Your marketing budget as an investment portfolio

stocks.pngI made a presentation at a marketing seminar organized by Äripäev, Estonia’s business daily. My topic was treating marketing budgets like investment portfolios, a simple idea that stuck with me years ago.
A financial investments portfolio usually includes some assets that preserve capital (such as cash or government bonds) and some that grow it such as stock funds. An aggressive investment portfolio would also include a risk fund, a small share which can finance riskier but at the same time potentially more profitable investments. If it works out sour, the loss is capped at only being a tiny bit of your portfolio. And if it works, the tiny bit of your portfolio can quickly grow to be a large bit. Simply there is more to win than there is to lose.
What does this mean for marketers
In marketing it’s exactly the same. Some of the things we do are very basic, like using point-of-sale materials when selling fizzy drinks or placing an ad on a classifieds paper when selling real estate. These involve very little risk, but they don’t guarantee a successful result.


Then there are things like having a snappy product name or a great media campaign. These involve a little more risk, and they’re also more likely to generate returns. The unfortunate thing is that competition is very likely to do the same things, so you’d need to be slightly cleverer to do better than them.
Which neatly brings me to the third kind of possible investments into marketing. The risky but potentially very rewarding kind. A different niche as target audience, a completely different media strategy or messaging that stands out like a Bruce Lee in a sea of Steven Segals. And I’m not saying marketing should go all wacky. Not at all, it’s just that there should be a small “risk fund” in every marketing budget that can finance novel trying out new things. Think iPint or the Mynthon outdoor ad that also served as a samples dispenser.
Time is money
The size of your risk fund can vary based on your marketing goals, size of your budget, conservativeness of your business (or boss) etc. I reckon 10 per cent is minimum. The good people at McKinsey go further:
marketers must push to ensure that they spend 75 to 80 percent of their money on proven messages that are placed in proven media vehicles and supported by proven dollar levels. The remaining 20 to 25 percent of spending should finance well-structured experiments.(Thanks, Robin, for pinging me this)
The mistake I’ve sometimes done there is not allocating enough time for experimenting. Having a creative idea is the easiest thing on the planet. Selling it internally, executing, measuring, analyzing effectiveness and reporting it back to people involved is a different story. I say the rule of thumb is that 10% of experiential budget needs 20% of time to handle it properly. YMMV.

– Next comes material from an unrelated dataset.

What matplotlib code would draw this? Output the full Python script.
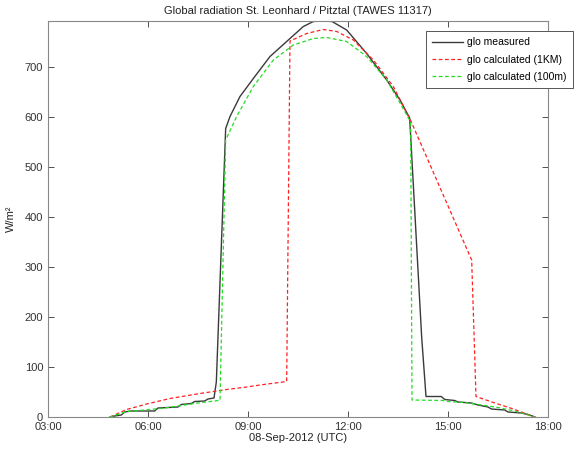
import matplotlib
matplotlib.use("Agg")
import matplotlib.pyplot as plt

plt.rcParams['font.family'] = ['Liberation Sans', 'DejaVu Sans']

# time in decimal hours (UTC), values in W/m²
t_meas = [4.86, 5.0, 5.2, 5.3, 5.5, 6.2, 6.3, 6.9, 7.0, 7.3, 7.4, 7.7, 7.8, 7.98, 8.05,
          8.33, 8.46, 8.76, 9.16, 9.66, 10.16, 10.66, 10.96, 11.2, 11.52, 11.96, 12.56,
          13.16, 13.56, 13.85, 14.21, 14.34, 14.8, 14.9, 15.2, 15.3, 15.7, 15.9, 16.2,
          16.3, 16.7, 16.8, 17.2, 17.4, 17.61]
v_meas = [0, 2, 4, 10, 12, 12, 18, 20, 25, 27, 31, 32, 36, 38, 70,
          577, 601, 641, 677, 721, 751, 781, 791, 792, 791, 774, 727,
          674, 634, 598, 160, 41, 41, 35, 33, 30, 28, 24, 20,
          16, 14, 10, 8, 5, 0]

t_1km = [4.86, 5.36, 5.96, 6.66, 7.56, 8.36, 8.96, 9.36, 10.16, 10.26, 10.76, 11.26,
         11.66, 12.16, 12.76, 13.36, 13.9, 15.71, 15.84, 16.36, 16.96, 17.6]
v_1km = [0, 15, 26, 37, 47, 55, 60, 64, 71, 752, 767, 775,
         771, 754, 714, 661, 590, 314, 41, 29, 16, 0]

t_100m = [4.86, 5.36, 5.9, 6.5, 7.0, 7.5, 8.11, 8.16, 8.33, 8.66, 9.16, 9.76, 10.36,
          10.96, 11.36, 11.96, 12.56, 13.16, 13.56, 13.88, 13.92, 14.85, 15.0, 15.5,
          16.0, 16.5, 17.0, 17.6]
v_100m = [0, 11, 14, 18, 23, 28, 33, 33, 554, 601, 661, 714, 744,
          757, 759, 751, 721, 674, 628, 590, 34, 33, 31, 29,
          24, 19, 12, 0]

x_ticks = [3, 6, 9, 12, 15, 18]
x_labels = ['03:00', '06:00', '09:00', '12:00', '15:00', '18:00']
y_ticks = [0, 100, 200, 300, 400, 500, 600, 700]

fig = plt.figure(figsize=(5.78, 4.5), dpi=100)
ax = fig.add_axes([48/578, 1-417/450, 500/578, (417-21)/450])

ax.plot(t_meas, v_meas, color='#3a3a3a', lw=1.0, label='glo measured')
ax.plot(t_1km, v_1km, color='#ff2020', lw=0.9, ls=(0, (3, 2)), label='glo calculated (1KM)')
ax.plot(t_100m, v_100m, color='#22dd22', lw=0.9, ls=(0, (3, 2)), label='glo calculated (100m)')

ax.set_xlim(3, 18)
ax.set_ylim(0, 792)
ax.set_xticks(x_ticks)
ax.set_xticklabels(x_labels)
ax.set_yticks(y_ticks)
ax.tick_params(direction='in', top=True, right=True, labelsize=8, colors='#333333',
               length=4, width=0.6)
for sp in ax.spines.values():
    sp.set_color('#888888')
    sp.set_linewidth(0.8)

ax.set_title('Global radiation St. Leonhard / Pitztal (TAWES 11317)', fontsize=8, color='#222222', pad=5)
ax.set_xlabel('08-Sep-2012 (UTC)', fontsize=8, color='#222222', labelpad=1)
ax.set_ylabel('W/m²', fontsize=8, color='#222222', labelpad=6)

leg = ax.legend(loc='upper right', bbox_to_anchor=(573/578, 1-31/450), bbox_transform=fig.transFigure,
                fontsize=7.5, frameon=True, fancybox=False, framealpha=1, borderpad=0.6,
                borderaxespad=0, handlelength=3.0, handletextpad=0.4, labelspacing=0.7)
leg.get_frame().set_edgecolor('#555555')
leg.get_frame().set_linewidth(0.7)

fig.savefig('out.png', dpi=100)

This sounds good but how to measure it?
Touché! Measuring usually proves to be the difficult bit, especially in non-internet channels. But unless your budget or risk fund of that budget is gigantic I wouldn’t go anal with measuring. Paying attention and any reasonably-easy-to-set-up measures are enough. If it works brilliantly, you’ll know. The outlets in the proximity of your outdoor ad/dispenser will be sold out, competition will start to copy it or there will be a divine thumbs-up from between the clouds. And if it’s a complete waste of money, you’ll know too, and probably in a not-so-pleasant way.
Grass is greener online
Measuring becomes much less of an issue online, provided you have taken the time to dig deep into numbers. Also, experimenting is usually much cheaper money wise but not time wise. Carling knows exactly how many people have downloaded the iPint. At Skype we often create several versions of the same email or web page because that’s the best way to know whether something is working or not. Duplicating the “buy” button at the top of the page and at the bottom of the page may result in twice as many people buying from that page. Starting an email with a photo rather than an illustration may get you more people clicking through. Talking about a discount as 50% off may work better than half price – at least with Skype users. With users of other types of software, of financial institutions or of porn it may be a different story. Experiment, and you’ll know.